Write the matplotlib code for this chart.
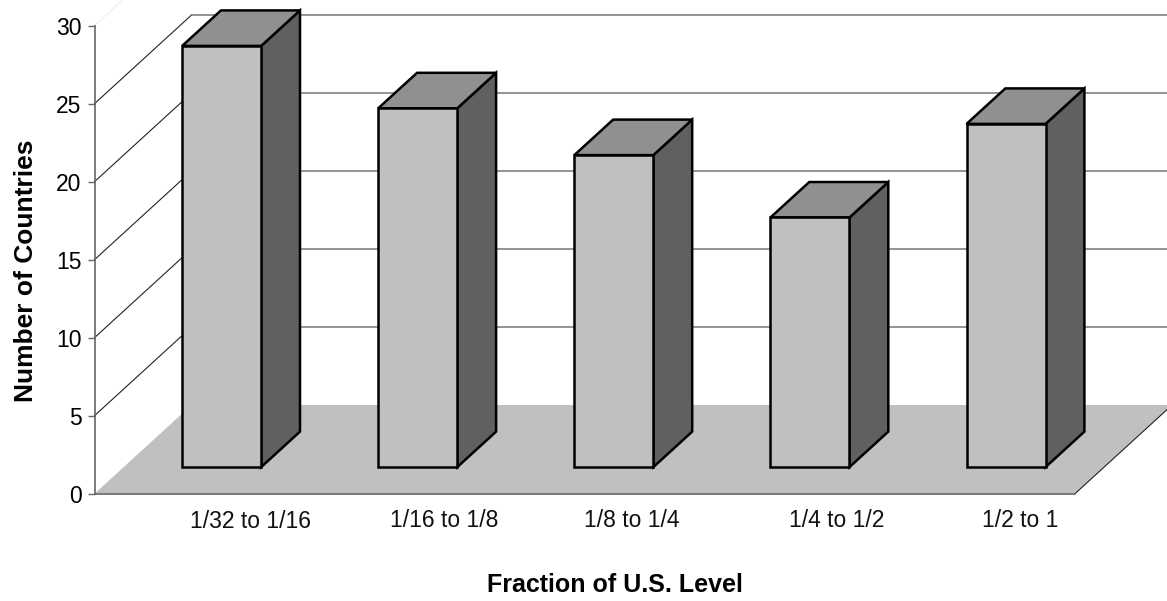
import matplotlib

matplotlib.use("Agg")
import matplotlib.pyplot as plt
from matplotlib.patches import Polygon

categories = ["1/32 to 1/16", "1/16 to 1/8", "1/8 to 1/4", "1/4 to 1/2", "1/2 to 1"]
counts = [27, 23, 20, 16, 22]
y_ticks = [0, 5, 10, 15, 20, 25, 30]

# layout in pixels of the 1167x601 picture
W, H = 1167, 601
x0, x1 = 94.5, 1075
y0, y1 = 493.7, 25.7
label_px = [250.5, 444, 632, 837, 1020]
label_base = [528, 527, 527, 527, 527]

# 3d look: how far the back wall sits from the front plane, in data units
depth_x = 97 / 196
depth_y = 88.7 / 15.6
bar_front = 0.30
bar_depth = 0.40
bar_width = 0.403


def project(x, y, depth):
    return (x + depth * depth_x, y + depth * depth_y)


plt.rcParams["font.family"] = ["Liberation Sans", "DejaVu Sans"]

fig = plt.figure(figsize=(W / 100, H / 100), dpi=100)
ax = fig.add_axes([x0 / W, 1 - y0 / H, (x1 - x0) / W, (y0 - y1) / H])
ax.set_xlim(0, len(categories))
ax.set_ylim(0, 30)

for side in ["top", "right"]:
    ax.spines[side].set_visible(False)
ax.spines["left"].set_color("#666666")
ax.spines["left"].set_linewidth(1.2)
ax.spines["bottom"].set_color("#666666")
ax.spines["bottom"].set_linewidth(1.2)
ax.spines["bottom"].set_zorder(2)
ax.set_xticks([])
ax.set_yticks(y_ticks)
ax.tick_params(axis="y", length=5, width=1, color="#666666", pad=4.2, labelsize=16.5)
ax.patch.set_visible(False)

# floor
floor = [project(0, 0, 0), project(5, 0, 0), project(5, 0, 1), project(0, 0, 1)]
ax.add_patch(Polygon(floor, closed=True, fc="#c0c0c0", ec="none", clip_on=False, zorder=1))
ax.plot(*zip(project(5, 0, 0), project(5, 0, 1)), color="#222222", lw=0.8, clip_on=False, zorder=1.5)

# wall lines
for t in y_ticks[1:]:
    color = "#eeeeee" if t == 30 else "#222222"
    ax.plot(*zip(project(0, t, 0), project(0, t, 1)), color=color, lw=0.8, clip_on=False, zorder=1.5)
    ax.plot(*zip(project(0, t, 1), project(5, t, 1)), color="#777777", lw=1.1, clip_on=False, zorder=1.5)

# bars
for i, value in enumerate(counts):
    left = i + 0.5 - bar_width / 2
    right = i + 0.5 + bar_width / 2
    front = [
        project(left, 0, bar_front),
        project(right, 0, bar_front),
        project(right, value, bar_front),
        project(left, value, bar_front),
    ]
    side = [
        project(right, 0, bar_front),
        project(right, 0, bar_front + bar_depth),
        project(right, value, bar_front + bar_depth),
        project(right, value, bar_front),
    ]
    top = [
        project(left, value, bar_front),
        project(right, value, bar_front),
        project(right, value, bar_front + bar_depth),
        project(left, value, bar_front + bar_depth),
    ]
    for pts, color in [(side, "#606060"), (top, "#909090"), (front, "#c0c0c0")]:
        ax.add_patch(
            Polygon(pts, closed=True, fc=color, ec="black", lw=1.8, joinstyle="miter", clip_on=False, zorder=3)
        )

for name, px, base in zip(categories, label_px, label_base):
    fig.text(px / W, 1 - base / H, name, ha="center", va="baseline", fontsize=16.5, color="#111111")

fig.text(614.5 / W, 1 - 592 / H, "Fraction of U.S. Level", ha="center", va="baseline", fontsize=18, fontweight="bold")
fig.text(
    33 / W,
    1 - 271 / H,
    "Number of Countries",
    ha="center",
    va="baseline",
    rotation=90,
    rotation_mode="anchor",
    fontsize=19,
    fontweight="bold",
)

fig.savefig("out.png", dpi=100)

Stated exercise: Reproduce exactly the run of lines that opens the listing and closes with the line holding "ax.patch.set_visible(False)". Pictures are excluded.

Solution below:
Write the matplotlib code for this chart.
import matplotlib

matplotlib.use("Agg")
import matplotlib.pyplot as plt
from matplotlib.patches import Polygon

categories = ["1/32 to 1/16", "1/16 to 1/8", "1/8 to 1/4", "1/4 to 1/2", "1/2 to 1"]
counts = [27, 23, 20, 16, 22]
y_ticks = [0, 5, 10, 15, 20, 25, 30]

# layout in pixels of the 1167x601 picture
W, H = 1167, 601
x0, x1 = 94.5, 1075
y0, y1 = 493.7, 25.7
label_px = [250.5, 444, 632, 837, 1020]
label_base = [528, 527, 527, 527, 527]

# 3d look: how far the back wall sits from the front plane, in data units
depth_x = 97 / 196
depth_y = 88.7 / 15.6
bar_front = 0.30
bar_depth = 0.40
bar_width = 0.403


def project(x, y, depth):
    return (x + depth * depth_x, y + depth * depth_y)


plt.rcParams["font.family"] = ["Liberation Sans", "DejaVu Sans"]

fig = plt.figure(figsize=(W / 100, H / 100), dpi=100)
ax = fig.add_axes([x0 / W, 1 - y0 / H, (x1 - x0) / W, (y0 - y1) / H])
ax.set_xlim(0, len(categories))
ax.set_ylim(0, 30)

for side in ["top", "right"]:
    ax.spines[side].set_visible(False)
ax.spines["left"].set_color("#666666")
ax.spines["left"].set_linewidth(1.2)
ax.spines["bottom"].set_color("#666666")
ax.spines["bottom"].set_linewidth(1.2)
ax.spines["bottom"].set_zorder(2)
ax.set_xticks([])
ax.set_yticks(y_ticks)
ax.tick_params(axis="y", length=5, width=1, color="#666666", pad=4.2, labelsize=16.5)
ax.patch.set_visible(False)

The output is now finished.